[RECORDED INFORMATION]
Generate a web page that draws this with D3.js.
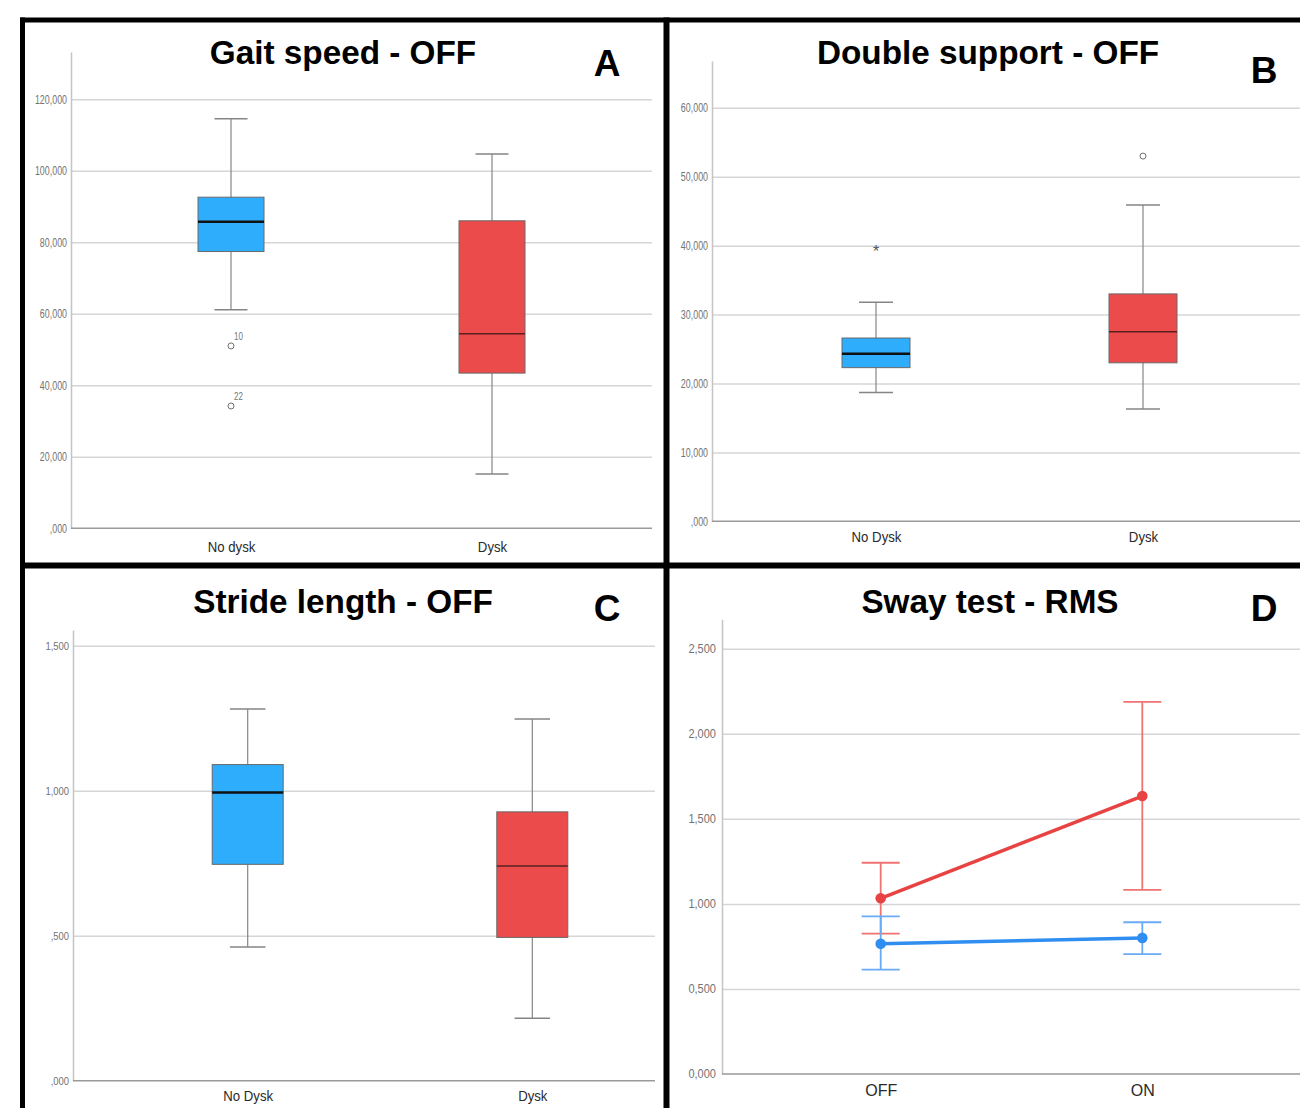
<!DOCTYPE html>
<html>
<head>
<meta charset="utf-8">
<script src="https://cdn.jsdelivr.net/npm/d3@7"></script>
<style>
    body { margin: 0; background: #fff; }
    svg { display: block; font-family: "Liberation Sans", Arial, sans-serif; }
</style>
</head>
<body>
<svg id="chart" width="1300" height="1108"></svg>
<script>
// ---- data ----
// box = [lower whisker, Q1, median, Q3, upper whisker]
const gaitCategories = ["No dysk", "Dysk"];
const gaitSpeedBoxes = [[61.1, 77.4, 85.7, 92.6, 114.5], [15.2, 43.4, 54.4, 86.0, 104.7]];
const gaitSpeedOutliers = [
    { group: "No dysk", value: 51.0, label: "10", kind: "outlier" },
    { group: "No dysk", value: 34.2, label: "22", kind: "outlier" },
];
const gaitSpeedTicks = [0, 20, 40, 60, 80, 100, 120];

const doubleSupportCategories = ["No Dysk", "Dysk"];
const doubleSupportBoxes = [[18.7, 22.3, 24.3, 26.6, 31.8], [16.3, 23.0, 27.5, 33.0, 45.9]];
const doubleSupportOutliers = [
    { group: "No Dysk", value: 39.5, label: "", kind: "extreme" },
    { group: "Dysk", value: 53.0, label: "", kind: "outlier" },
];
const doubleSupportTicks = [0, 10, 20, 30, 40, 50, 60];

const strideCategories = ["No Dysk", "Dysk"];
const strideLengthBoxes = [[0.461, 0.746, 0.994, 1.090, 1.282], [0.215, 0.494, 0.740, 0.927, 1.247]];
const strideTicks = [0, 0.5, 1.0, 1.5];

const swayConditions = ["OFF", "ON"];
const swayNoDyskMean = [0.766, 0.800];
const swayNoDyskLow = [0.613, 0.705];
const swayNoDyskHigh = [0.927, 0.892];
const swayDyskMean = [1.033, 1.634];
const swayDyskLow = [0.825, 1.082];
const swayDyskHigh = [1.242, 2.187];
const swayTicks = [0, 0.5, 1.0, 1.5, 2.0, 2.5];

// ---- styles ----
const BLUE_FILL = "#2eadfd";
const RED_FILL = "#ec4b4b";
const GRID = "#d6d6d6";

const svg = d3.select("#chart");

// SPSS style numbers: decimal comma, 3 decimals, optional leading zero
function spssFormat(leadingZero) {
    return v => {
        let s = d3.format(".3f")(v).replace(".", ",");
        if (!leadingZero && s.startsWith("0,")) s = s.slice(1);
        return s;
    };
}

/**
 * Draw axes + gridlines for one panel, returns the scales.
 */
function drawFrame(cfg) {
    let g = svg.append("g");
    let y = d3.scaleLinear().domain([0, cfg.yMax]).range([cfg.bottom, cfg.top]);
    let x = d3.scalePoint().domain(cfg.categories).range(cfg.catRange);

    // gridlines
    g.append("g")
        .attr("transform", `translate(${cfg.left},0)`)
        .call(d3.axisLeft(y).tickValues(cfg.ticks.filter(t => t > 0))
            .tickSize(-(cfg.right - cfg.left)).tickFormat(""))
        .call(a => a.select(".domain").remove())
        .call(a => a.selectAll("line").attr("stroke", GRID).attr("stroke-width", 1.5));

    // y axis
    let yAxis = g.append("g")
        .attr("transform", `translate(${cfg.left},0)`)
        .call(d3.axisLeft(y).tickValues(cfg.ticks).tickSize(0)
            .tickFormat(spssFormat(cfg.leadingZero)));
    yAxis.select(".domain").attr("stroke", "#c4c4c4").attr("stroke-width", 1.5);
    yAxis.selectAll("text")
        .attr("fill", "#737373")
        .attr("font-size", cfg.tickFont)
        .attr("x", -cfg.tickPad / cfg.tickScale)
        .attr("transform", `scale(${cfg.tickScale},1)`);

    // x axis
    let xAxis = g.append("g")
        .attr("transform", `translate(0,${cfg.bottom})`)
        .call(d3.axisBottom(x).tickSize(0).tickPadding(cfg.catPad));
    xAxis.select(".domain")
        .attr("d", `M${cfg.left},0H${cfg.right}`)
        .attr("stroke", "#9a9a9a").attr("stroke-width", 1.5);
    xAxis.selectAll("text")
        .attr("fill", "#2a2a2a")
        .attr("font-size", cfg.catFont)
        .attr("transform", `scale(${cfg.catScale},1)`);

    // title and panel letter
    g.append("text")
        .attr("x", cfg.titleX).attr("y", cfg.titleY)
        .attr("text-anchor", "middle")
        .attr("font-size", 33.3).attr("font-weight", "bold")
        .text(cfg.title);
    g.append("text")
        .attr("x", cfg.letterX).attr("y", cfg.letterY)
        .attr("text-anchor", "middle")
        .attr("font-size", 37).attr("font-weight", "bold")
        .text(cfg.letter);

    return { g, x, y };
}

function drawBoxPanel(cfg) {
    let { g, x, y } = drawFrame(cfg);
    let fills = [BLUE_FILL, RED_FILL];
    let medians = [{ c: "#111", w: 2.5 }, { c: "#5a2020", w: 1.5 }];

    cfg.boxes.forEach((b, i) => {
        let cat = cfg.categories[i];
        let cx = x(cat);
        let bw = cfg.boxWidth;
        let bg = g.append("g");

        // whiskers
        bg.append("line")
            .attr("x1", cx).attr("x2", cx)
            .attr("y1", y(b[0])).attr("y2", y(b[4]))
            .attr("stroke", "#858585").attr("stroke-width", 1.2);
        [b[0], b[4]].forEach(v => {
            bg.append("line")
                .attr("x1", cx - bw / 4).attr("x2", cx + bw / 4)
                .attr("y1", y(v)).attr("y2", y(v))
                .attr("stroke", "#858585").attr("stroke-width", 1.5);
        });

        // box
        bg.append("rect")
            .attr("x", cx - bw / 2).attr("width", bw)
            .attr("y", y(b[3])).attr("height", y(b[1]) - y(b[3]))
            .attr("fill", fills[i])
            .attr("stroke", "#6a6a6a").attr("stroke-width", 1);

        // median
        bg.append("line")
            .attr("x1", cx - bw / 2).attr("x2", cx + bw / 2)
            .attr("y1", y(b[2])).attr("y2", y(b[2]))
            .attr("stroke", medians[i].c).attr("stroke-width", medians[i].w);
    });

    (cfg.outliers || []).forEach(o => {
        let cx = x(o.group);
        if (o.kind === "extreme") {
            g.append("text")
                .attr("x", cx).attr("y", y(o.value) + 8)
                .attr("text-anchor", "middle")
                .attr("font-size", 16).attr("fill", "#555")
                .text("*");
        } else {
            g.append("circle")
                .attr("cx", cx).attr("cy", y(o.value)).attr("r", 3)
                .attr("fill", "none").attr("stroke", "#707070").attr("stroke-width", 1);
        }
        if (o.label) {
            g.append("text")
                .attr("x", cx + 3).attr("y", y(o.value) - 6)
                .attr("font-size", 10).attr("fill", "#777")
                .attr("transform", `translate(${(cx + 3) * 0.2},0) scale(0.8,1)`)
                .text(o.label);
        }
    });
}

function drawLinePanel(cfg) {
    let { g, x, y } = drawFrame(cfg);
    let series = [
        { mean: swayDyskMean, low: swayDyskLow, high: swayDyskHigh, line: "#e84343", bar: "#f07272" },
        { mean: swayNoDyskMean, low: swayNoDyskLow, high: swayNoDyskHigh, line: "#2f8ef0", bar: "#6aabf5" },
    ];
    let capHalf = 19;

    series.forEach(s => {
        swayConditions.forEach((c, i) => {
            let cx = x(c);
            g.append("line")
                .attr("x1", cx).attr("x2", cx)
                .attr("y1", y(s.low[i])).attr("y2", y(s.high[i]))
                .attr("stroke", s.bar).attr("stroke-width", 1.8);
            [s.low[i], s.high[i]].forEach(v => {
                g.append("line")
                    .attr("x1", cx - capHalf).attr("x2", cx + capHalf)
                    .attr("y1", y(v)).attr("y2", y(v))
                    .attr("stroke", s.bar).attr("stroke-width", 1.8);
            });
        });
    });

    series.forEach(s => {
        let line = d3.line()
            .x((d, i) => x(swayConditions[i]))
            .y(d => y(d));
        g.append("path")
            .datum(s.mean)
            .attr("d", line)
            .attr("fill", "none")
            .attr("stroke", s.line).attr("stroke-width", 3.5);
        g.selectAll(null)
            .data(s.mean)
            .join("circle")
            .attr("cx", (d, i) => x(swayConditions[i]))
            .attr("cy", d => y(d))
            .attr("r", 5.3)
            .attr("fill", s.line);
    });
}

drawBoxPanel({
    title: "Gait speed - OFF", titleX: 343, titleY: 64, letter: "A", letterX: 607, letterY: 76,
    categories: gaitCategories, boxes: gaitSpeedBoxes, outliers: gaitSpeedOutliers, ticks: gaitSpeedTicks,
    left: 71, right: 652, top: 52, bottom: 528.3, yMax: 133.2, catRange: [231, 492], boxWidth: 66,
    leadingZero: false, tickFont: 12, tickScale: 0.74, tickPad: 4,
    catFont: 15, catScale: 0.88, catPad: 13,
});

drawBoxPanel({
    title: "Double support - OFF", titleX: 988, titleY: 64, letter: "B", letterX: 1264, letterY: 83,
    categories: doubleSupportCategories, boxes: doubleSupportBoxes, outliers: doubleSupportOutliers, ticks: doubleSupportTicks,
    left: 712, right: 1300, top: 61, bottom: 521.3, yMax: 66.8, catRange: [876, 1143], boxWidth: 68,
    leadingZero: false, tickFont: 12, tickScale: 0.74, tickPad: 4,
    catFont: 15, catScale: 0.88, catPad: 10.5,
});

drawBoxPanel({
    title: "Stride length - OFF", titleX: 343, titleY: 613, letter: "C", letterX: 607, letterY: 621,
    categories: strideCategories, boxes: strideLengthBoxes, outliers: [], ticks: strideTicks,
    left: 73, right: 655, top: 630, bottom: 1080.7, yMax: 1.554, catRange: [247.7, 532.3], boxWidth: 71,
    leadingZero: false, tickFont: 10.5, tickScale: 0.9, tickPad: 4,
    catFont: 15, catScale: 0.88, catPad: 9.5,
});

drawLinePanel({
    title: "Sway test - RMS", titleX: 990, titleY: 613, letter: "D", letterX: 1264, letterY: 621,
    categories: swayConditions, ticks: swayTicks,
    left: 722, right: 1300, top: 619.3, bottom: 1074, yMax: 2.673, catRange: [880.7, 1142.3],
    leadingZero: true, tickFont: 12, tickScale: 0.92, tickPad: 6,
    catFont: 16, catScale: 1, catPad: 11,
});

// ---- black panel frame ----
const frame = svg.append("g").attr("stroke", "#000");
frame.append("line").attr("x1", 20).attr("x2", 1300).attr("y1", 20).attr("y2", 20).attr("stroke-width", 5);
frame.append("line").attr("x1", 20).attr("x2", 1300).attr("y1", 565.5).attr("y2", 565.5).attr("stroke-width", 6);
frame.append("line").attr("x1", 22.5).attr("x2", 22.5).attr("y1", 17.5).attr("y2", 1108).attr("stroke-width", 5);
frame.append("line").attr("x1", 666.5).attr("x2", 666.5).attr("y1", 17.5).attr("y2", 1108).attr("stroke-width", 6);
</script>
</body>
</html>
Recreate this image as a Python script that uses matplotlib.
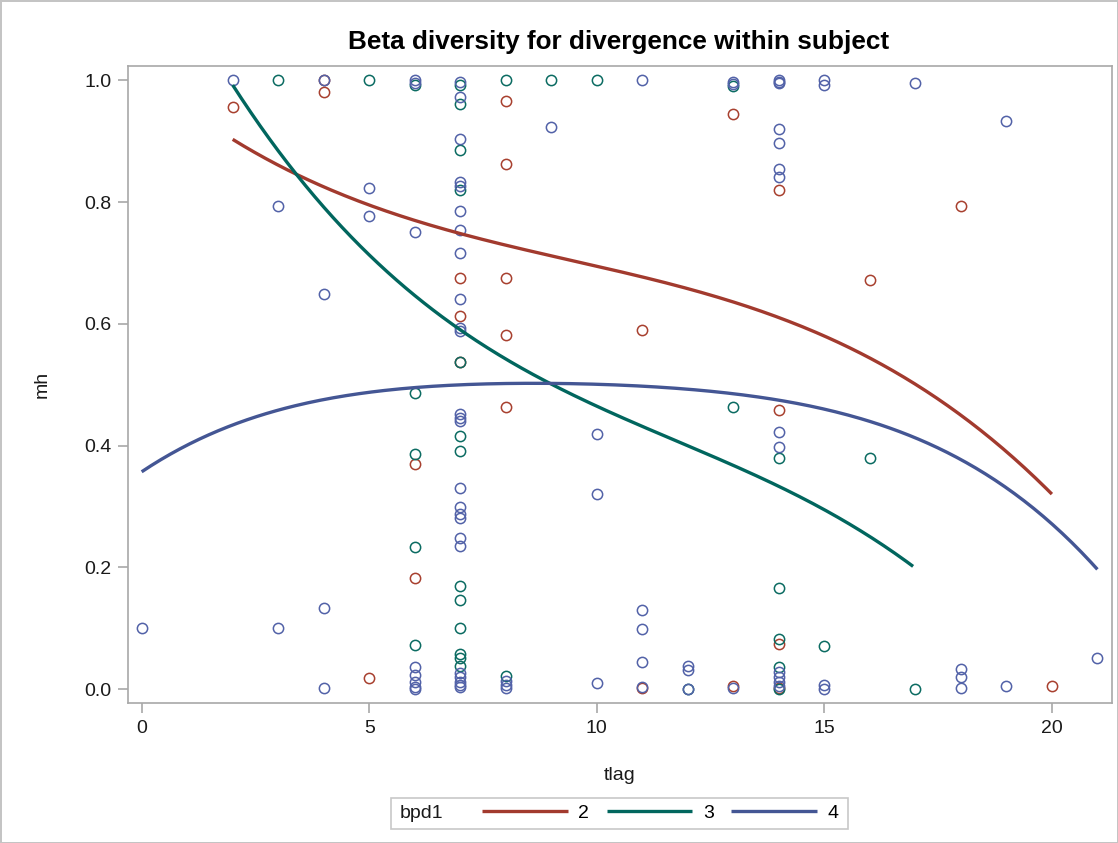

[GOAL] Scan the records above, count the lines with "that" in them, and give only the number.

[WORKED ANSWER] 2